**EXERCISE INSTRUCTIONS:**
In the listing that follows, the range to quote begins at the line that has "Generate a web page that draws this." and ends after the line that has "const yTicks = [0, 5, 10, 15, 20, 25];"; quote it verbatim and add nothing.

**PROVIDED RECORDS:**
* start *

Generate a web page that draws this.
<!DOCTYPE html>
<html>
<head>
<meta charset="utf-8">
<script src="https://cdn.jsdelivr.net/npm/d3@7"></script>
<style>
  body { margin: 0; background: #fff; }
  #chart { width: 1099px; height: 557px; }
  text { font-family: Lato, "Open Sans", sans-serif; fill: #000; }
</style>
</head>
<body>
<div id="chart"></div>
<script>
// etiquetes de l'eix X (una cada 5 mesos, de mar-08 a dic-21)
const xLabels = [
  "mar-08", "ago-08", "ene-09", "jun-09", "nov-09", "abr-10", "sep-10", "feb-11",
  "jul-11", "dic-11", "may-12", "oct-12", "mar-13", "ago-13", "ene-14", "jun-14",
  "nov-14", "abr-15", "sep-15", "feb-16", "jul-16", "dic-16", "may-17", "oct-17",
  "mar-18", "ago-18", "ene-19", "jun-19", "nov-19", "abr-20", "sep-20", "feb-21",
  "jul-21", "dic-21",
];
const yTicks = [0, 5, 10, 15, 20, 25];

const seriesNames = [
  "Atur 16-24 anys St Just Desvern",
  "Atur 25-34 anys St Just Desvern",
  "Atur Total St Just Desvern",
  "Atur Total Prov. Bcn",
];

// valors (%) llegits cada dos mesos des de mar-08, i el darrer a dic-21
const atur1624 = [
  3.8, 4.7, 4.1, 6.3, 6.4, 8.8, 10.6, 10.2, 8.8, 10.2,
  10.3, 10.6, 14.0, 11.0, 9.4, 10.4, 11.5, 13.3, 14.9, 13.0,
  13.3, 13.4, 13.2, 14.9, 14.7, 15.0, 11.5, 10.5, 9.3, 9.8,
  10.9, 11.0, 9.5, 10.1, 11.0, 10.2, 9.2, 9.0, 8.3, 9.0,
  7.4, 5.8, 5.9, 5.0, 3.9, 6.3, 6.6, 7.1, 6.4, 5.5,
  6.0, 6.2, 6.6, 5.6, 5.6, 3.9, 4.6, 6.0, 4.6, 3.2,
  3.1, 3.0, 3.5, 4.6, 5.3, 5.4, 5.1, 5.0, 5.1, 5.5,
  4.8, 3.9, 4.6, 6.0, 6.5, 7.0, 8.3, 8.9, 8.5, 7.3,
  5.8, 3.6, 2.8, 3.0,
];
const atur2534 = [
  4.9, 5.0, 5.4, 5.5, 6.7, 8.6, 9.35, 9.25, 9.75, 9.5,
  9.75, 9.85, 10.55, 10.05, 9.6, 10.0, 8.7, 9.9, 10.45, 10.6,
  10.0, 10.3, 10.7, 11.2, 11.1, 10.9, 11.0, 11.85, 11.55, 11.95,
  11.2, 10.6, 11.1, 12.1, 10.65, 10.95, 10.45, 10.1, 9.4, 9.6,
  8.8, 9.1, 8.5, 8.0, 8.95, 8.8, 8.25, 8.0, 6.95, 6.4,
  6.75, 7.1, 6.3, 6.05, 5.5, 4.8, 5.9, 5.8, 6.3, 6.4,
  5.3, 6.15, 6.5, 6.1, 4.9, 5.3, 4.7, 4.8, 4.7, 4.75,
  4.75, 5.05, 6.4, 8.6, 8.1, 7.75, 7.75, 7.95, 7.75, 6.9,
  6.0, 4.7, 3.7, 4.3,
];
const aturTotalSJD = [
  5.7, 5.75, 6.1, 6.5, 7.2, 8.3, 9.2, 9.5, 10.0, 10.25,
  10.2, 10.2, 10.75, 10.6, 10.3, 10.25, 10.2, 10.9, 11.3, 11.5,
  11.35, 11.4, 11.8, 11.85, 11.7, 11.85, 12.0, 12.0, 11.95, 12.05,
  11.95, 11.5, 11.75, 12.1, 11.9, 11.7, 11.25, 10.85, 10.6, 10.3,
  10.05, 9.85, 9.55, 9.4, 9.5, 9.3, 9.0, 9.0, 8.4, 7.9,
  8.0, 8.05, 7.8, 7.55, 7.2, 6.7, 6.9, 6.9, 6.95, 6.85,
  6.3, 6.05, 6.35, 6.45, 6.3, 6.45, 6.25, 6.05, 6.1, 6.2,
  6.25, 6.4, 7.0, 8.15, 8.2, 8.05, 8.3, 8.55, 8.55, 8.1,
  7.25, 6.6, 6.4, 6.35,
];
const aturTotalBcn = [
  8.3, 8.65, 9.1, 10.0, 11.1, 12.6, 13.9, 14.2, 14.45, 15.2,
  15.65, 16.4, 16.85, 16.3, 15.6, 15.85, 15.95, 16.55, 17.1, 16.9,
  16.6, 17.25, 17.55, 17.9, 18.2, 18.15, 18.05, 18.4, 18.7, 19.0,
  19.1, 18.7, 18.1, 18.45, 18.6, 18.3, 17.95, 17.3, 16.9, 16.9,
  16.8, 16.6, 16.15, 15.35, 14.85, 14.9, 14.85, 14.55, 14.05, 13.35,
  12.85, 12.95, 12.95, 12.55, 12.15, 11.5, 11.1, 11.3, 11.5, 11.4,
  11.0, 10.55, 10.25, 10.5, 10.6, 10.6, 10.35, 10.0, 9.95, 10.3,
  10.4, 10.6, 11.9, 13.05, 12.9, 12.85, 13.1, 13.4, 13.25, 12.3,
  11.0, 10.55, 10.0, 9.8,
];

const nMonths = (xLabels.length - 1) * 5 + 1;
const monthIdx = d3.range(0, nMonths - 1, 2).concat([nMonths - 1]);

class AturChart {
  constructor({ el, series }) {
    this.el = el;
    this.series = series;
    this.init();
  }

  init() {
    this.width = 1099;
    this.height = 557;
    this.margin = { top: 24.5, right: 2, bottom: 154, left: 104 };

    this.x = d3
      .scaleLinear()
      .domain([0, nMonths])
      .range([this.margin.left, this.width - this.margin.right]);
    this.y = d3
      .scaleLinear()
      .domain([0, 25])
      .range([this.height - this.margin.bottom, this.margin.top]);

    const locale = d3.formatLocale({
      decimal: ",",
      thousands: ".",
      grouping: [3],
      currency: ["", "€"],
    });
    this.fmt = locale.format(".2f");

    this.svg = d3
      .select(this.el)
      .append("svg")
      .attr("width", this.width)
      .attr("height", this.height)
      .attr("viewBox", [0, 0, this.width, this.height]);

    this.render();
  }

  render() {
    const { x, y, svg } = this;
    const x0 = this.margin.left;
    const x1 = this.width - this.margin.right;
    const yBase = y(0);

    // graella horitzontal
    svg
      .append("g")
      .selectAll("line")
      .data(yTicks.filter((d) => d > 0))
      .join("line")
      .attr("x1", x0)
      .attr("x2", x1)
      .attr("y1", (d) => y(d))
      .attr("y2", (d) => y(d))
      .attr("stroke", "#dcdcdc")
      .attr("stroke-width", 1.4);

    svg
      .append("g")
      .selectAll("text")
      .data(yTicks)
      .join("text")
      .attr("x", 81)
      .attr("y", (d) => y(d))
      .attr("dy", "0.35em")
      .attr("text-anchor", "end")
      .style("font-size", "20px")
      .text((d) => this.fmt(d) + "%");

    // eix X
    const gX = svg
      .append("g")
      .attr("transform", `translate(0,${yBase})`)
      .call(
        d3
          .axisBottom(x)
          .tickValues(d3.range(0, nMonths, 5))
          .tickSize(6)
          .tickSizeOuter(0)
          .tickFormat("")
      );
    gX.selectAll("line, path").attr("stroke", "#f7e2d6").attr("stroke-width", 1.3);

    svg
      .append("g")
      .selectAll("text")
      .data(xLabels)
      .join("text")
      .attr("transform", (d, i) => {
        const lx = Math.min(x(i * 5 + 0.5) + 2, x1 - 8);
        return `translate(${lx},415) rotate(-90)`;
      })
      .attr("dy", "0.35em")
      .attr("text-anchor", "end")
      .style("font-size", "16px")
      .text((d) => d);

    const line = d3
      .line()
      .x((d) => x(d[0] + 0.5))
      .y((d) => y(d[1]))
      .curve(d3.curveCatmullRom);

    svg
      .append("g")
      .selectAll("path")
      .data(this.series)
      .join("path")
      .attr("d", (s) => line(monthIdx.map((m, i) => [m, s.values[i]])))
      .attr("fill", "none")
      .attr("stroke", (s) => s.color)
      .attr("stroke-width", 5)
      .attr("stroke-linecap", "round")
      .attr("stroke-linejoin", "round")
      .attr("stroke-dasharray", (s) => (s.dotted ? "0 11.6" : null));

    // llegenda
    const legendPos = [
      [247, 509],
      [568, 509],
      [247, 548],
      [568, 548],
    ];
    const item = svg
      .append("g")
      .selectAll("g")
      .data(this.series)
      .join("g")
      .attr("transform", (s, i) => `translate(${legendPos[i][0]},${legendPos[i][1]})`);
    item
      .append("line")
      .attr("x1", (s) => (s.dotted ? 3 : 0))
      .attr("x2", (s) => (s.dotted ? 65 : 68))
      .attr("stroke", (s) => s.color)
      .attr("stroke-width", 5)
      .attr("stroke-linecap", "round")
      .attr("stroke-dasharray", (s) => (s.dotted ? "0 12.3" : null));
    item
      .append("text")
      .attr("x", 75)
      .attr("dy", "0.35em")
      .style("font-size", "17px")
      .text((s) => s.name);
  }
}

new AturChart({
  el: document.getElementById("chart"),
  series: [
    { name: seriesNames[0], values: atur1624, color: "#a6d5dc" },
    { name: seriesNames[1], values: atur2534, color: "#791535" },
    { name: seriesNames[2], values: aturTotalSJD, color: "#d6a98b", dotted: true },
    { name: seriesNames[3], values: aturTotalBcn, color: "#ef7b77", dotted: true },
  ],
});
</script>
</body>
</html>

* end *
* start *

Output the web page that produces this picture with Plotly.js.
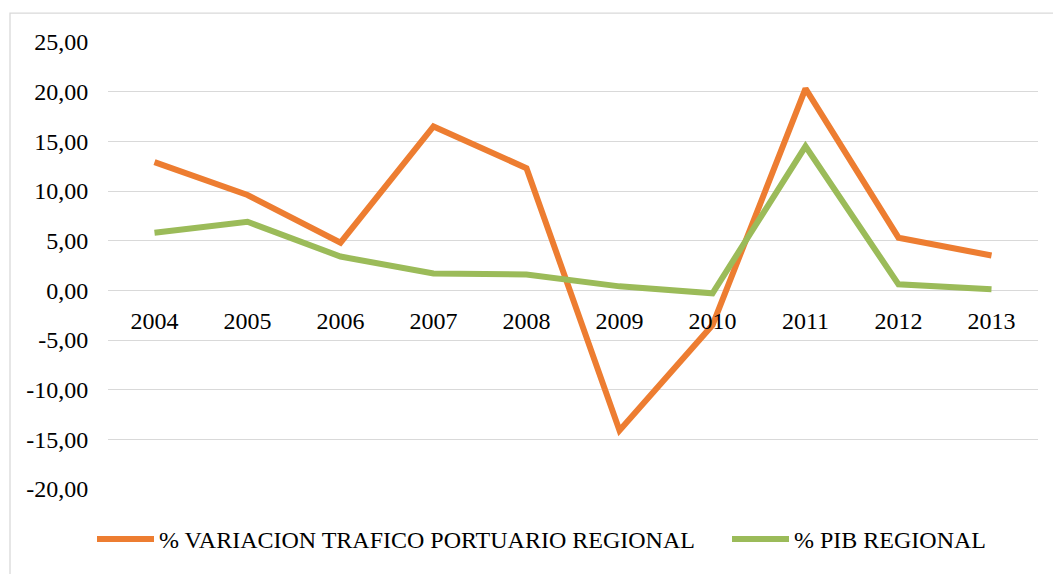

* end *

**RIGHT ANSWER:**
Generate a web page that draws this.
<!DOCTYPE html>
<html>
<head>
<meta charset="utf-8">
<script src="https://cdn.jsdelivr.net/npm/d3@7"></script>
<style>
  body { margin: 0; background: #fff; }
  #chart { width: 1099px; height: 557px; }
  text { font-family: Lato, "Open Sans", sans-serif; fill: #000; }
</style>
</head>
<body>
<div id="chart"></div>
<script>
// etiquetes de l'eix X (una cada 5 mesos, de mar-08 a dic-21)
const xLabels = [
  "mar-08", "ago-08", "ene-09", "jun-09", "nov-09", "abr-10", "sep-10", "feb-11",
  "jul-11", "dic-11", "may-12", "oct-12", "mar-13", "ago-13", "ene-14", "jun-14",
  "nov-14", "abr-15", "sep-15", "feb-16", "jul-16", "dic-16", "may-17", "oct-17",
  "mar-18", "ago-18", "ene-19", "jun-19", "nov-19", "abr-20", "sep-20", "feb-21",
  "jul-21", "dic-21",
];
const yTicks = [0, 5, 10, 15, 20, 25];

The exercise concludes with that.